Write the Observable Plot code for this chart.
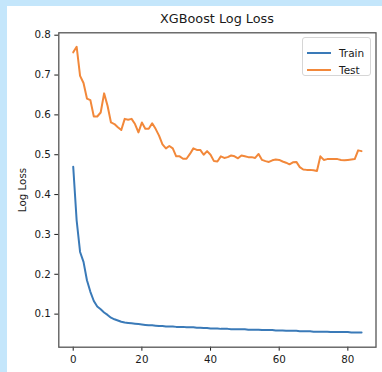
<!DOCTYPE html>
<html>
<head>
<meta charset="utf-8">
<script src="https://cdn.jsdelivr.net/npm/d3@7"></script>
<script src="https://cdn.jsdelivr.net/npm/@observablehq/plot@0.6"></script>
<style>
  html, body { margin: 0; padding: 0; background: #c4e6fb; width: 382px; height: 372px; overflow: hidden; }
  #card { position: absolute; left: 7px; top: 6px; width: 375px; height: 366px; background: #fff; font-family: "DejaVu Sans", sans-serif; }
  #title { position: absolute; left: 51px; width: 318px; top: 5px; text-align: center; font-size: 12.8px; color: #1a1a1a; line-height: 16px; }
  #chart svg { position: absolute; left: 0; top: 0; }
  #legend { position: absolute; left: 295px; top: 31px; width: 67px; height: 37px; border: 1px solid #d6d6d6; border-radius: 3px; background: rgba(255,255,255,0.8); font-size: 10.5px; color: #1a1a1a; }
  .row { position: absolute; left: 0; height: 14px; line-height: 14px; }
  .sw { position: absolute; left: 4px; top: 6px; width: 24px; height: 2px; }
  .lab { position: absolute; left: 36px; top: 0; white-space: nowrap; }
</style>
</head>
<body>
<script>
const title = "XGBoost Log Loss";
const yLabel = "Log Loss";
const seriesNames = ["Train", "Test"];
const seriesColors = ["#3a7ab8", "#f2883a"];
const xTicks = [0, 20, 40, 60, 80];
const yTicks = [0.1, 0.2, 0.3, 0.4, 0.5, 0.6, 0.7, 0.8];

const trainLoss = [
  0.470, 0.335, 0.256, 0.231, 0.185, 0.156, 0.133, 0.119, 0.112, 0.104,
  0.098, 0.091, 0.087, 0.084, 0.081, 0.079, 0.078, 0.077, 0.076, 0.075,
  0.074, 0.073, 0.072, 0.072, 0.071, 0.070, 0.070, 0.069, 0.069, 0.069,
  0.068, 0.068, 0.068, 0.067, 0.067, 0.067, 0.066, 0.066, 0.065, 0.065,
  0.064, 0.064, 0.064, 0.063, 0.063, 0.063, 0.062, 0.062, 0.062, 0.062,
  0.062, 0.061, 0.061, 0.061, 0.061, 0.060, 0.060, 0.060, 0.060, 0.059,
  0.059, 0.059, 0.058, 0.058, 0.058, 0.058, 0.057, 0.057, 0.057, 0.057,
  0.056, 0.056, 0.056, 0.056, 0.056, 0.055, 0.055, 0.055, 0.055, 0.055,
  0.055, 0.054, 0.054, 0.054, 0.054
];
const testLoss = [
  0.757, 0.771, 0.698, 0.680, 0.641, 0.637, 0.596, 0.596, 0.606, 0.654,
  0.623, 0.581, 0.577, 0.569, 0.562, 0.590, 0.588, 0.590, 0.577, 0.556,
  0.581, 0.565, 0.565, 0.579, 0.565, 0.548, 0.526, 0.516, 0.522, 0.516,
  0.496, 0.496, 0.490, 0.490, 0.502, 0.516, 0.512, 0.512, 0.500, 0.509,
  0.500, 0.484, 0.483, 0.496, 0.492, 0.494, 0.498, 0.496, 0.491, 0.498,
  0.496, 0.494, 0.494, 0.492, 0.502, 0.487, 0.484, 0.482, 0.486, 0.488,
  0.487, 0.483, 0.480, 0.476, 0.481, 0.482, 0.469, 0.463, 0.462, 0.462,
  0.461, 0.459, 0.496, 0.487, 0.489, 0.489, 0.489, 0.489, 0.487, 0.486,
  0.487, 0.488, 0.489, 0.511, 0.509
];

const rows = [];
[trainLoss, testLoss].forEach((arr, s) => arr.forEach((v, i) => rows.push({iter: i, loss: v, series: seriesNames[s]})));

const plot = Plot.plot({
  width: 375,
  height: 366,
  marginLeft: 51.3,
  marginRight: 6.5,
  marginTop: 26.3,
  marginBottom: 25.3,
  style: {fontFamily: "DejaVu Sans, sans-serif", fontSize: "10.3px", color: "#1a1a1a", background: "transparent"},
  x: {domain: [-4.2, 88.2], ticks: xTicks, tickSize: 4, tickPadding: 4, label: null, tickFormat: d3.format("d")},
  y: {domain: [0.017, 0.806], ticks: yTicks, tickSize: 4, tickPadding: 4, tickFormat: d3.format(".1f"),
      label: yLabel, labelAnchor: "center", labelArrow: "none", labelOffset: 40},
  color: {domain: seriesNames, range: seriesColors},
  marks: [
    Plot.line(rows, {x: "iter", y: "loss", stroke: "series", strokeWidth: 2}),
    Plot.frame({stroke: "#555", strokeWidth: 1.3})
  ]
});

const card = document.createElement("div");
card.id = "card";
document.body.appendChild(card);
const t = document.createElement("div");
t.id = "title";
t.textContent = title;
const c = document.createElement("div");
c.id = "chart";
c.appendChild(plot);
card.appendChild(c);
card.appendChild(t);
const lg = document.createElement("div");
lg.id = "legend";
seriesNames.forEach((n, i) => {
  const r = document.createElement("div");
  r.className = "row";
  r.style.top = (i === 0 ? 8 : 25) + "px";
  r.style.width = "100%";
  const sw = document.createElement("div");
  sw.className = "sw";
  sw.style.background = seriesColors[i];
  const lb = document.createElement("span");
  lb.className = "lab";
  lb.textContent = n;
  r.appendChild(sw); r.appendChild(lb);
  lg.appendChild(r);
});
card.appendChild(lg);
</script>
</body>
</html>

◆ Written task
Except for the pictures, give all the material above again verbatim.

◆ Exercise result
Write the Observable Plot code for this chart.
<!DOCTYPE html>
<html>
<head>
<meta charset="utf-8">
<script src="https://cdn.jsdelivr.net/npm/d3@7"></script>
<script src="https://cdn.jsdelivr.net/npm/@observablehq/plot@0.6"></script>
<style>
  html, body { margin: 0; padding: 0; background: #c4e6fb; width: 382px; height: 372px; overflow: hidden; }
  #card { position: absolute; left: 7px; top: 6px; width: 375px; height: 366px; background: #fff; font-family: "DejaVu Sans", sans-serif; }
  #title { position: absolute; left: 51px; width: 318px; top: 5px; text-align: center; font-size: 12.8px; color: #1a1a1a; line-height: 16px; }
  #chart svg { position: absolute; left: 0; top: 0; }
  #legend { position: absolute; left: 295px; top: 31px; width: 67px; height: 37px; border: 1px solid #d6d6d6; border-radius: 3px; background: rgba(255,255,255,0.8); font-size: 10.5px; color: #1a1a1a; }
  .row { position: absolute; left: 0; height: 14px; line-height: 14px; }
  .sw { position: absolute; left: 4px; top: 6px; width: 24px; height: 2px; }
  .lab { position: absolute; left: 36px; top: 0; white-space: nowrap; }
</style>
</head>
<body>
<script>
const title = "XGBoost Log Loss";
const yLabel = "Log Loss";
const seriesNames = ["Train", "Test"];
const seriesColors = ["#3a7ab8", "#f2883a"];
const xTicks = [0, 20, 40, 60, 80];
const yTicks = [0.1, 0.2, 0.3, 0.4, 0.5, 0.6, 0.7, 0.8];

const trainLoss = [
  0.470, 0.335, 0.256, 0.231, 0.185, 0.156, 0.133, 0.119, 0.112, 0.104,
  0.098, 0.091, 0.087, 0.084, 0.081, 0.079, 0.078, 0.077, 0.076, 0.075,
  0.074, 0.073, 0.072, 0.072, 0.071, 0.070, 0.070, 0.069, 0.069, 0.069,
  0.068, 0.068, 0.068, 0.067, 0.067, 0.067, 0.066, 0.066, 0.065, 0.065,
  0.064, 0.064, 0.064, 0.063, 0.063, 0.063, 0.062, 0.062, 0.062, 0.062,
  0.062, 0.061, 0.061, 0.061, 0.061, 0.060, 0.060, 0.060, 0.060, 0.059,
  0.059, 0.059, 0.058, 0.058, 0.058, 0.058, 0.057, 0.057, 0.057, 0.057,
  0.056, 0.056, 0.056, 0.056, 0.056, 0.055, 0.055, 0.055, 0.055, 0.055,
  0.055, 0.054, 0.054, 0.054, 0.054
];
const testLoss = [
  0.757, 0.771, 0.698, 0.680, 0.641, 0.637, 0.596, 0.596, 0.606, 0.654,
  0.623, 0.581, 0.577, 0.569, 0.562, 0.590, 0.588, 0.590, 0.577, 0.556,
  0.581, 0.565, 0.565, 0.579, 0.565, 0.548, 0.526, 0.516, 0.522, 0.516,
  0.496, 0.496, 0.490, 0.490, 0.502, 0.516, 0.512, 0.512, 0.500, 0.509,
  0.500, 0.484, 0.483, 0.496, 0.492, 0.494, 0.498, 0.496, 0.491, 0.498,
  0.496, 0.494, 0.494, 0.492, 0.502, 0.487, 0.484, 0.482, 0.486, 0.488,
  0.487, 0.483, 0.480, 0.476, 0.481, 0.482, 0.469, 0.463, 0.462, 0.462,
  0.461, 0.459, 0.496, 0.487, 0.489, 0.489, 0.489, 0.489, 0.487, 0.486,
  0.487, 0.488, 0.489, 0.511, 0.509
];

const rows = [];
[trainLoss, testLoss].forEach((arr, s) => arr.forEach((v, i) => rows.push({iter: i, loss: v, series: seriesNames[s]})));

const plot = Plot.plot({
  width: 375,
  height: 366,
  marginLeft: 51.3,
  marginRight: 6.5,
  marginTop: 26.3,
  marginBottom: 25.3,
  style: {fontFamily: "DejaVu Sans, sans-serif", fontSize: "10.3px", color: "#1a1a1a", background: "transparent"},
  x: {domain: [-4.2, 88.2], ticks: xTicks, tickSize: 4, tickPadding: 4, label: null, tickFormat: d3.format("d")},
  y: {domain: [0.017, 0.806], ticks: yTicks, tickSize: 4, tickPadding: 4, tickFormat: d3.format(".1f"),
      label: yLabel, labelAnchor: "center", labelArrow: "none", labelOffset: 40},
  color: {domain: seriesNames, range: seriesColors},
  marks: [
    Plot.line(rows, {x: "iter", y: "loss", stroke: "series", strokeWidth: 2}),
    Plot.frame({stroke: "#555", strokeWidth: 1.3})
  ]
});

const card = document.createElement("div");
card.id = "card";
document.body.appendChild(card);
const t = document.createElement("div");
t.id = "title";
t.textContent = title;
const c = document.createElement("div");
c.id = "chart";
c.appendChild(plot);
card.appendChild(c);
card.appendChild(t);
const lg = document.createElement("div");
lg.id = "legend";
seriesNames.forEach((n, i) => {
  const r = document.createElement("div");
  r.className = "row";
  r.style.top = (i === 0 ? 8 : 25) + "px";
  r.style.width = "100%";
  const sw = document.createElement("div");
  sw.className = "sw";
  sw.style.background = seriesColors[i];
  const lb = document.createElement("span");
  lb.className = "lab";
  lb.textContent = n;
  r.appendChild(sw); r.appendChild(lb);
  lg.appendChild(r);
});
card.appendChild(lg);
</script>
</body>
</html>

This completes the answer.